Kecelakaan di jalan raya saat kelas tiga SMU itu membuat Miftahul Khoiriyah harus kehilangan sebelah kakinya. Sebelah kakinya yang tidak bisa tertolong lagi itu terpaksa harus diamputasi di bawah lutut.
Sedih, Drop, dan patah semangat sempat dialami Miftah, begitu ia biasa disapa. Namun, kehidupan harus terus berjalan dan tidak boleh menyerah dengan cobaan yang diberikan Tuhan. Orang-orang di sekitar berusaha membangkitkan semangatnya kembali. Bahkan, saat kaki bekas amputasi belum kering benar, Sugeng Siswoyudono sempat mendatangi dan menawarkan membuatkan kaki palsu untuknya.
Usai memakai kaki palsu, Miftah terus melanjutkan sekolahnya sampai jadi sarjana pendidikan. Lulus kuliah dan menyandang sarjana pendidikan, Miftah berharap akan bisa menjadi seorang pengajar. Bahkan, menjadi guru honorer pun ia mau menerimanya. Namun, keinginan itu tinggalah keinginan dan tidak ada sekolah yang mau menerimanya menjadi guru.

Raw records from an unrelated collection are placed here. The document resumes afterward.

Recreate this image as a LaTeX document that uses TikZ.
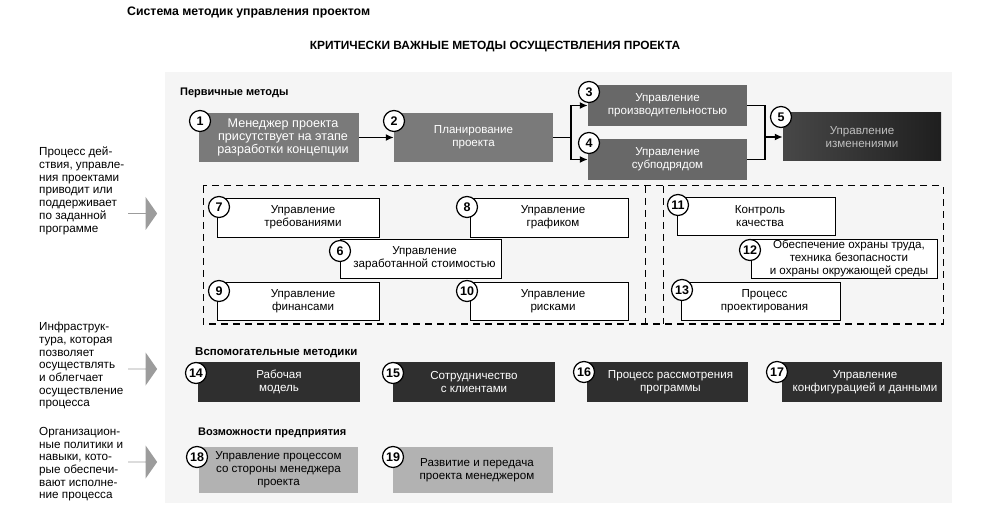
\documentclass[tikz,border=0pt]{standalone}
\usepackage{fontspec}
\setmainfont{Liberation Sans}
\usetikzlibrary{arrows.meta,shapes.arrows,calc}
\definecolor{gA}{HTML}{7A7A7A}
\definecolor{gB}{HTML}{686868}
\definecolor{gC}{HTML}{2F2F2F}
\definecolor{gD}{HTML}{B2B2B2}
\definecolor{gArr}{HTML}{9C9C9C}
\begin{document}
\begin{tikzpicture}[x=1pt,y=-1pt,
  txt/.style={font=\fontsize{11.7}{12.7}\selectfont},
  box/.style={rectangle,inner sep=0pt,align=center,font=\fontsize{11.6}{13}\selectfont},
  greybox/.style={box,fill=gA,text=white},
  midbox/.style={box,fill=gB,text=white},
  blackbox/.style={box,fill=gC,text=white},
  lightbox/.style={box,fill=gD,text=black},
  whitebox/.style={box,draw=black,line width=0.9pt,fill=white,text=black},
  num/.style={circle,draw=black,line width=1.2pt,fill=white,inner sep=0pt,minimum size=21pt,font=\bfseries\fontsize{12.5}{12.5}\selectfont},
  conn/.style={line width=1.6pt,black},
  arr/.style={conn,-{Latex[length=8pt,width=7pt]}},
  dashline/.style={line width=1pt,dash pattern=on 7pt off 5pt},
  blockarrow/.style={single arrow,fill=gArr,inner sep=0pt,minimum height=29pt,minimum width=33pt,single arrow head extend=6.5pt,single arrow tip angle=110},
  head/.style={font=\bfseries\fontsize{12.3}{13}\selectfont},
  sect/.style={font=\bfseries\fontsize{11}{13}\selectfont}
]
\useasboundingbox (0,0) rectangle (994,513);
% scanned background
\fill[black!4] (165,72) rectangle (952,503);

% titles
\node[head,anchor=west,inner sep=0] (title) at (127,12) {Система методик управления проектом};
\node[head,font=\bfseries\fontsize{11.9}{13}\selectfont,inner sep=0] (crit) at (495,47) {КРИТИЧЕСКИ ВАЖНЫЕ МЕТОДЫ ОСУЩЕСТВЛЕНИЯ ПРОЕКТА};
\node[sect,anchor=west,inner sep=0] (prim) at (180,93) {Первичные методы};
\node[sect,font=\bfseries\fontsize{11.5}{13}\selectfont,anchor=west,inner sep=0] (aux) at (195,353) {Вспомогательные методики};
\node[sect,anchor=west,inner sep=0] (ent) at (198,433) {Возможности предприятия};

% left texts
\node[txt,anchor=north west,align=left,inner sep=0] (l1) at (39,147) {Процесс дей-\\ствия, управле-\\ния проектами\\приводит или\\поддерживает\\по заданной\\программе};
\node[txt,anchor=north west,align=left,inner sep=0] (l2) at (39,322) {Инфраструк-\\тура, которая\\позволяет\\осуществлять\\и облегчает\\осуществление\\процесса};
\node[txt,anchor=north west,align=left,inner sep=0] (l3) at (39,427) {Организацион-\\ные политики и\\навыки, кото-\\рые обеспечи-\\вают исполне-\\ние процесса};

\node[blockarrow] (a1) at (142.5,213.5) {};
\node[blockarrow] (a2) at (142.5,369) {};
\node[blockarrow] (a3) at (142.5,462) {};

% primary methods
\node[greybox,font=\fontsize{12.6}{13.3}\selectfont,minimum width=160pt,minimum height=49pt] (b1) at (279,137.5) {\hspace*{8pt}Менеджер проекта\\\hspace*{8pt}присутствует на этапе\\\hspace*{8pt}разработки концепции};
\node[greybox,minimum width=159pt,minimum height=49pt] (b2) at (473.5,137.5) {Планирование\\проекта};
\node[midbox,minimum width=159pt,minimum height=41pt] (b3) at (667.5,105.5) {Управление\\производительностью};
\node[midbox,minimum width=159pt,minimum height=41pt] (b4) at (667.5,159.5) {Управление\\субподрядом};
\node[box,text=white!75!black,left color=black!72,right color=black!88,minimum width=158pt,minimum height=48pt] (b5) at (862,137) {Управление\\изменениями};

\coordinate (j1) at (571,137.5);
\coordinate (j2) at (765,137);
\draw[arr] (b1.east) -- (b2.west);
\draw[conn] (b2.east) -- (j1);
\draw[arr] (j1) |- (b3.west);
\draw[arr] (j1) |- (b4.west);
\draw[conn] (b3.east) -| (j2);
\draw[conn] (b4.east) -| (j2);
\draw[arr] (j2) -- (b5.west);

% dashed regions
\coordinate (dTL) at (203,186);
\coordinate (dBR) at (943,324);
\coordinate (dL1) at (645,186);
\coordinate (dL2) at (645,324);
\coordinate (dR1) at (663,186);
\coordinate (dR2) at (663,324);
\draw[dashline] (dTL) rectangle (dBR);
\draw[dashline] (dL1) -- (dL2);
\draw[dashline] (dR1) -- (dR2);

\node[whitebox,minimum width=162pt,minimum height=39pt] (b7) at (298,217.5) {\hspace*{10pt}Управление\\\hspace*{10pt}требованиями};
\node[whitebox,minimum width=158pt,minimum height=39pt] (b8) at (549,217.5) {\hspace*{8pt}Управление\\\hspace*{8pt}графиком};
\node[whitebox,minimum width=161pt,minimum height=39pt] (b6) at (420.5,258.5) {\hspace*{8pt}Управление\\\hspace*{8pt}заработанной стоимостью};
\node[whitebox,minimum width=162pt,minimum height=38pt] (b9) at (298,301) {\hspace*{10pt}Управление\\\hspace*{10pt}финансами};
\node[whitebox,minimum width=158pt,minimum height=38pt] (b10) at (549,301) {\hspace*{8pt}Управление\\\hspace*{8pt}рисками};
\node[whitebox,minimum width=158pt,minimum height=38pt] (b11) at (756,216) {\hspace*{8pt}Контроль\\\hspace*{8pt}качества};
\node[whitebox,minimum width=186pt,minimum height=39pt] (b12) at (844,258.5) {\hspace*{10pt}Обеспечение охраны труда,\\\hspace*{10pt}техника безопасности\\\hspace*{10pt}и охраны окружающей среды};
\node[whitebox,minimum width=159pt,minimum height=38pt] (b13) at (760.5,301) {\hspace*{8pt}Процесс\\\hspace*{8pt}проектирования};

% auxiliary
\node[blackbox,minimum width=162pt,minimum height=40pt] (b14) at (279,382) {Рабочая\\модель};
\node[blackbox,minimum width=162pt,minimum height=40pt] (b15) at (474,382) {Сотрудничество\\с клиентами};
\node[blackbox,minimum width=161pt,minimum height=40pt] (b16) at (667.5,382) {\hspace*{6pt}Процесс рассмотрения\\\hspace*{6pt}программы};
\node[blackbox,minimum width=160pt,minimum height=40pt] (b17) at (862,382) {\hspace*{6pt}Управление\\\hspace*{6pt}конфигурацией и данными};

% enterprise
\node[lightbox,minimum width=159pt,minimum height=46pt] (b18) at (278.5,470) {Управление процессом\\со стороны менеджера\\проекта};
\node[lightbox,minimum width=160pt,minimum height=46pt] (b19) at (473,470) {\hspace*{8pt}Развитие и передача\\\hspace*{8pt}проекта менеджером};

% number circles
\node[num] (n1) at (200,121) {1};
\node[num] (n2) at (394,121) {2};
\node[num] (n3) at (589,92) {3};
\node[num] (n4) at (589,143) {4};
\node[num] (n5) at (781,117) {5};
\node[num] (n6) at (340,251) {6};
\node[num] (n7) at (219,207) {7};
\node[num] (n8) at (467,207) {8};
\node[num] (n9) at (219,291) {9};
\node[num] (n10) at (467,291) {10};
\node[num] (n11) at (678,205) {11};
\node[num] (n12) at (750,250) {12};
\node[num] (n13) at (682,290) {13};
\node[num] (n14) at (196,373) {14};
\node[num] (n15) at (393,373) {15};
\node[num] (n16) at (584,372) {16};
\node[num] (n17) at (777,372) {17};
\node[num] (n18) at (197,457) {18};
\node[num] (n19) at (393,457) {19};
\end{tikzpicture}
\end{document}
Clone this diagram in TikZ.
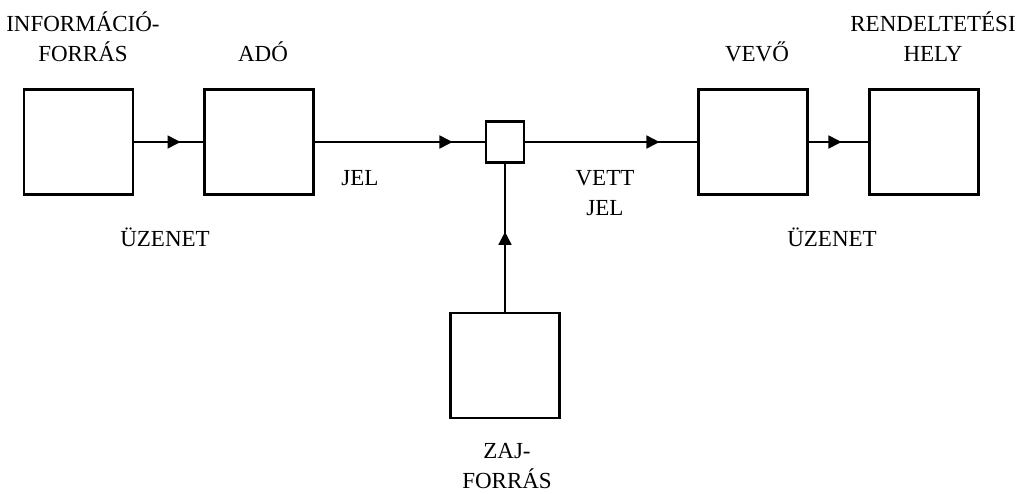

Ketika keinginannya untuk mengajar seperti guru kebanyakan tidak terpenuhi akibat cacat fisik yang dialaminya, ia malah nekad ingin mendirikan sekolah sendiri. Tak tanggung-tanggung, di tengah keterbatasan dana dan tenaga, ia bercita-cita mendirikan SMP Islam gratis untuk anak-anak tidak mampu yang tinggal di sekitar lingkungannya. Tepatnya, di Desa Beloh, Kecamatan Trowulan, Kabupaten Mojokerto, Jawa Timur.
Miftah mengaku sempat menjadi bahan tertawaan orang-orang yang ada di lingkungannya. Miftah sedang mimpi yang ketinggian, kata mereka yang menertawakan. Mendirikan sekolah kata mereka juga tidak mudah. Harus ada ijin dan yayasan yang menaunginya.
Tapi, mungkin sudah takdirnya seperti itu, jika yayasan lain ijinnya cukup lama, ijin mendirikan sekolah yang diinginkan Miftha tidak lama. Malah proses pendirian yayasan ini tidak mengeluarkan uang sedikit pun. Setelah ijin mendirikan sekolah didapat, bukan berarti semua bisa berjalan dengan baik. Yang terjadi malah tidak ada orangtua yang mau mendaftarkan anaknya untuk sekolah di SMP Islam gratis ini.
“Mereka tidak percaya bahwa sekolah ini gratis. Mereka beralasan bahwa sekolah gratis itu hanya awalnya, nanti setelah masuk pasti ditarik ini dan itu, “ jelas Miftah.
Tak mau menyerah, Miftah bersama suami, orangtuanya, serta beberapa teman akhirnya bergerilya mendatangi rumah para orangtua yang memiliki anak tamatan SD. Pada orang tua murid, mereka mencoba menyakinkan bahwa sekolah ini benar-benar gratis. Mulai dari biaya pendaftaran, uang gedung, SPP, seragam sekolah, buku sekolah, study tour, sampai biaya jika kelak sudah lulus pun akan digratiskan.
Paparan itu tak langsung dipercaya. Namun, setelah berjalan hampir setengah tahun, baru banyak yang percaya bahwa sekolah ini memang benar-benar gratis. Miftah memilih mendirikan SMP dan bukan sekolah setingkat SD, TK, atau PAUD, sebab sekolah itu sudah banyak di lingkungannya. Sehingga sekolah SMP gratis yang ia dirikan, menurutnya, merupakan pilihan yang tepat sebab akan bisa menampung lulusan SD.
Apalagi saat itu banyak lulusan SD dan ingin masuk ke SMP terhadang kendala biaya dan jarak yang jauh.
Karena kiprahnya, Bu Guru Miftah beberapa kali mendapatkan penghargaan, baik dari pihak pemerintah atau swasta. Beberapa televisi swasta, salah satunya Metro TV di acara Kick Andy bahkan beberapa kali mengundangnya.